Previously, lawyers have been reluctant to call for their clients to be declared not criminally responsible on account of mental disorder. In doing so their clients faced uncertain futures in mental health facilities, even when their conditions were treatable and, in fact, treated.

“Capping” the sentences would allow judges and the Parole Board to monitor the progress of those found guilty and to allow judges greater freedom in sentencing in such a way that they would get the treatment they needed.

“Several years ago, Parliament passed capping provisions that would limit the time an offender found not criminally responsible would spend in a mental hospital, but they were never proclaimed into law. At the close of the trial, Brodsky said the verdict sent a political signal to Ottawa that the capping provision should be revisited.

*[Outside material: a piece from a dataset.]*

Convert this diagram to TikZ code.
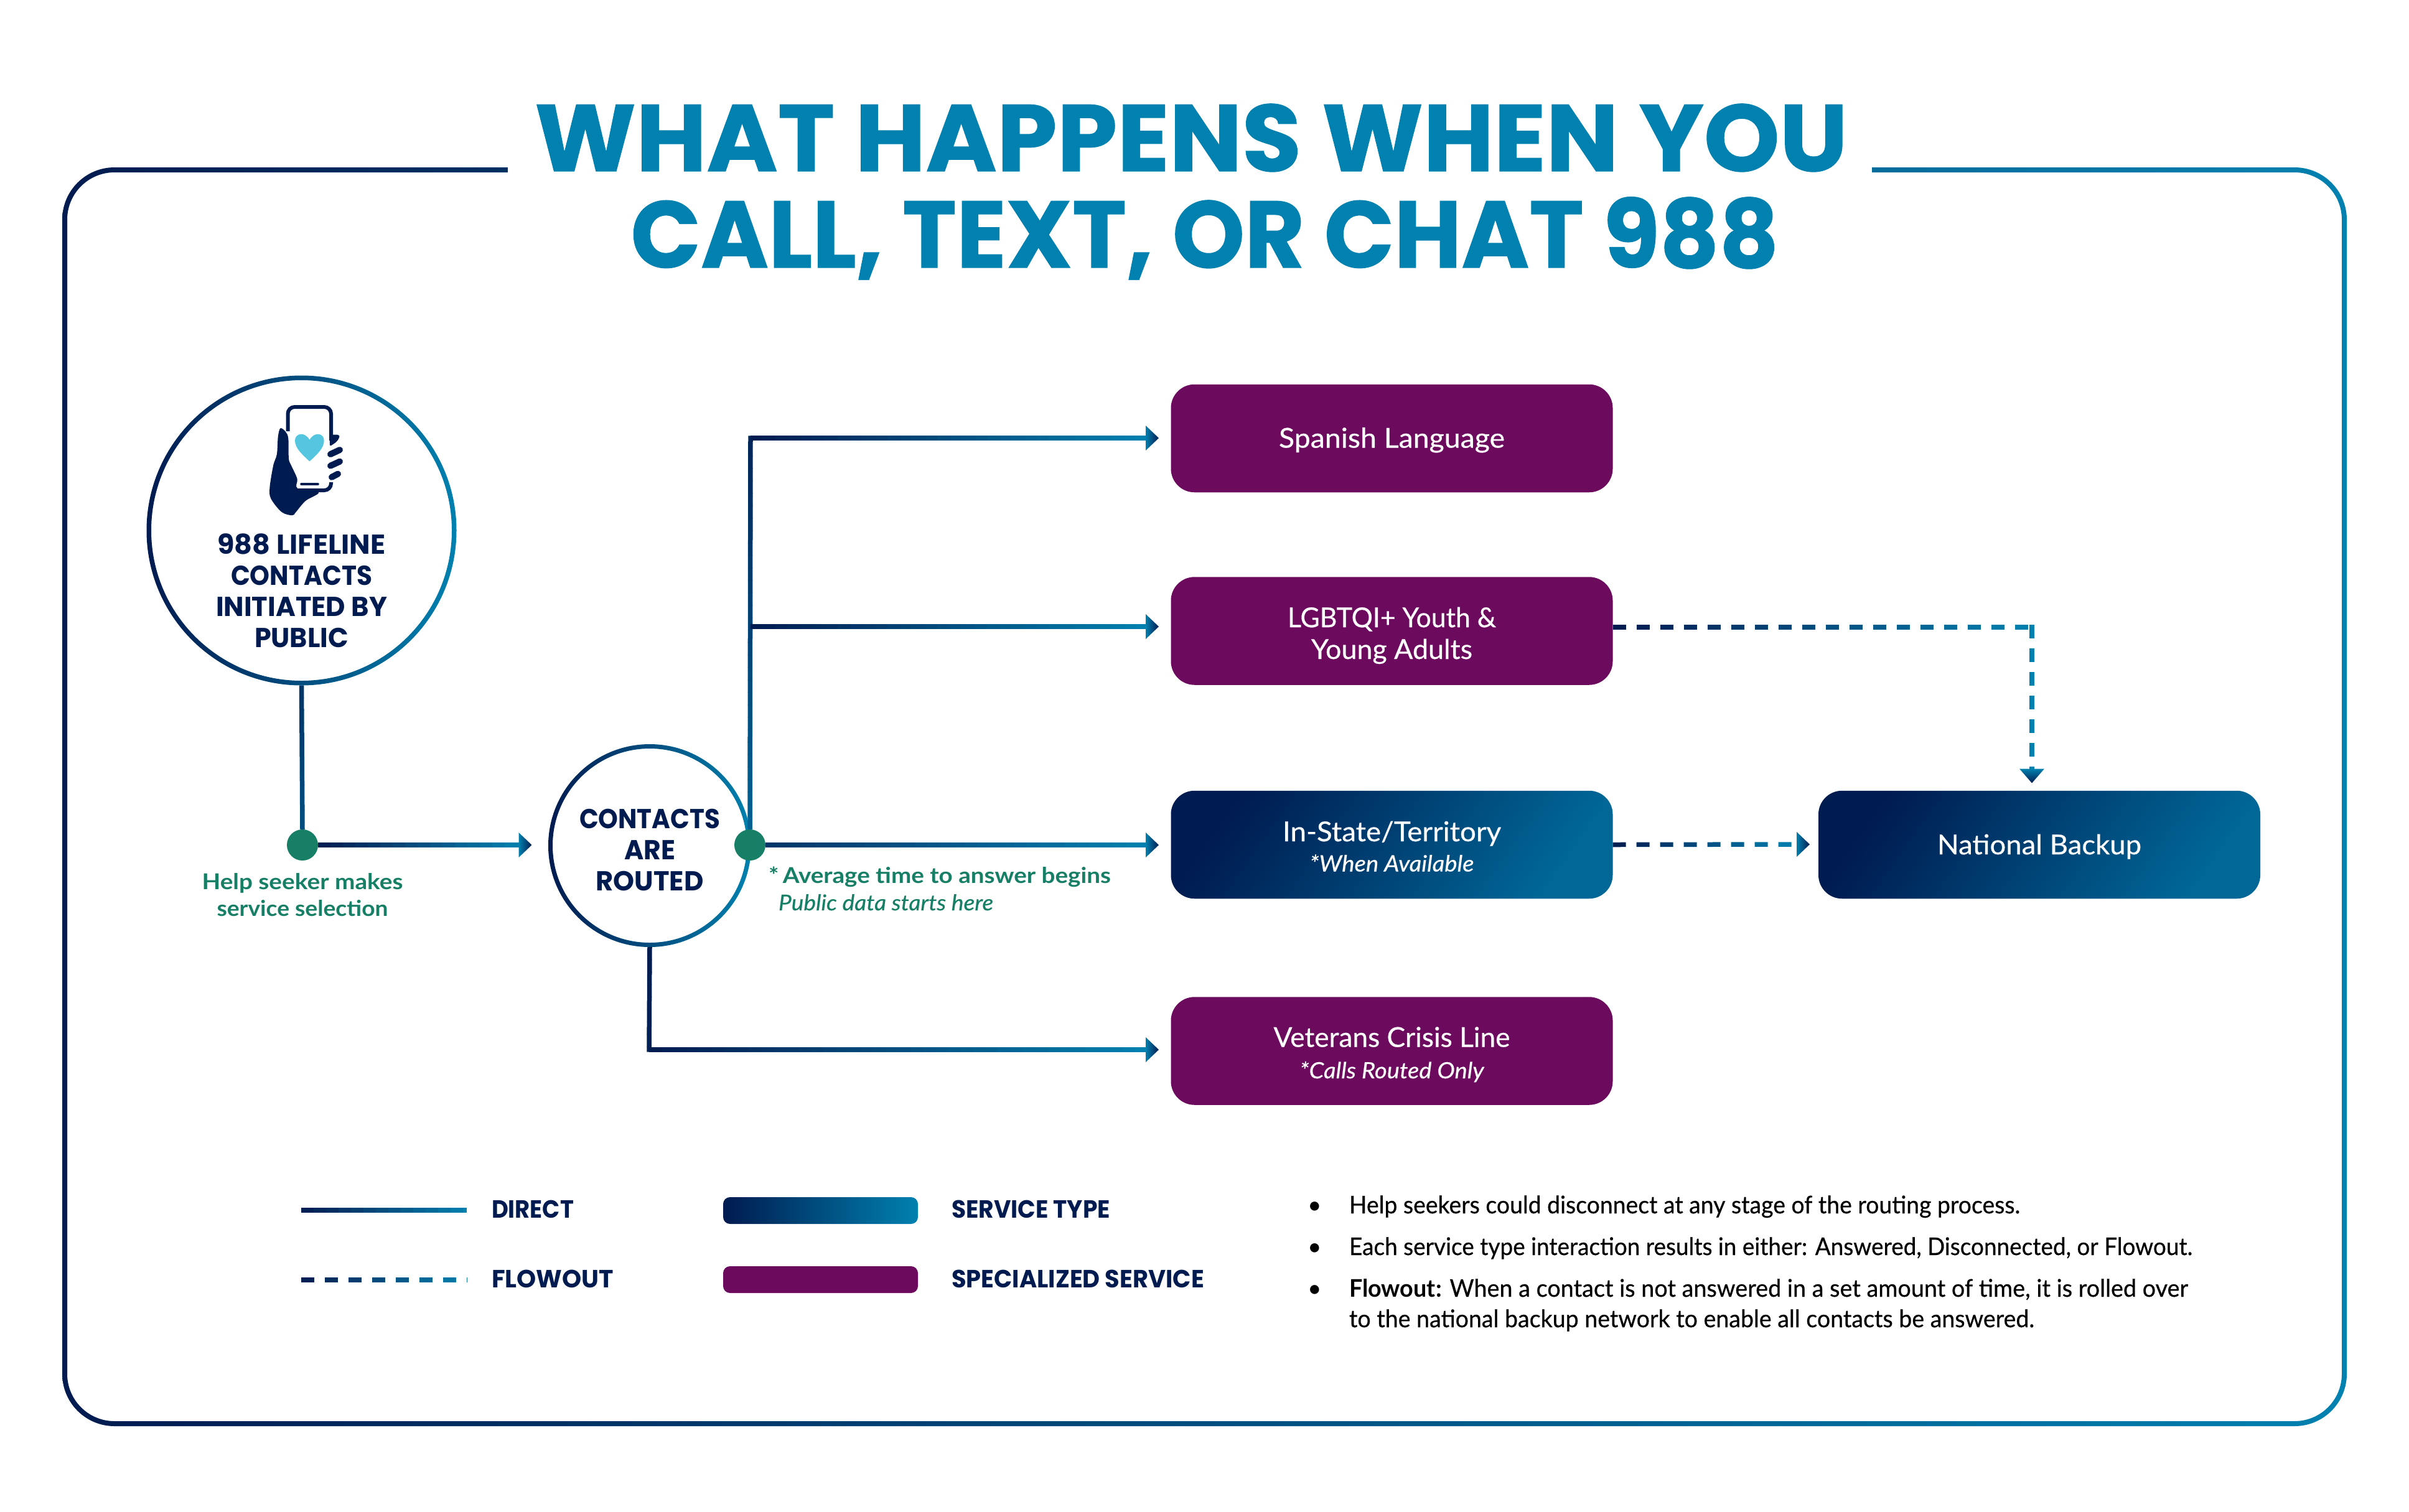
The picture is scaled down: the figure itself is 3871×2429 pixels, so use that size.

Brodsky, who is one of the founders of the Association in Defence of the Wrongly Convicted and who does half his practice in mental-health law, also said the ministry should set up provincewide, coordinated, regional, mental-health courts similar to the full-time dedicated one that exists in Toronto.

“The province itself isn’t regionalized, and it has to be,” says Brodsky.
The courts, in which Crowns and defence lawyers are specially trained in mental-health law work, should exist across the province so that future defendants don’t languish in a provincial lockup like Rosato, he says.

Currently, the only full-time court dedicated to mental-health issues is at Toronto’s Old City Hall. A handful of sporadic, part-time programs exist elsewhere, for example in Ottawa, but “the gaps between them are as large as the Grand Canyon,” he says.

“This is not a big cover-up or conspiracy case, it’s just a case that’s dragged on far too long,” he said.”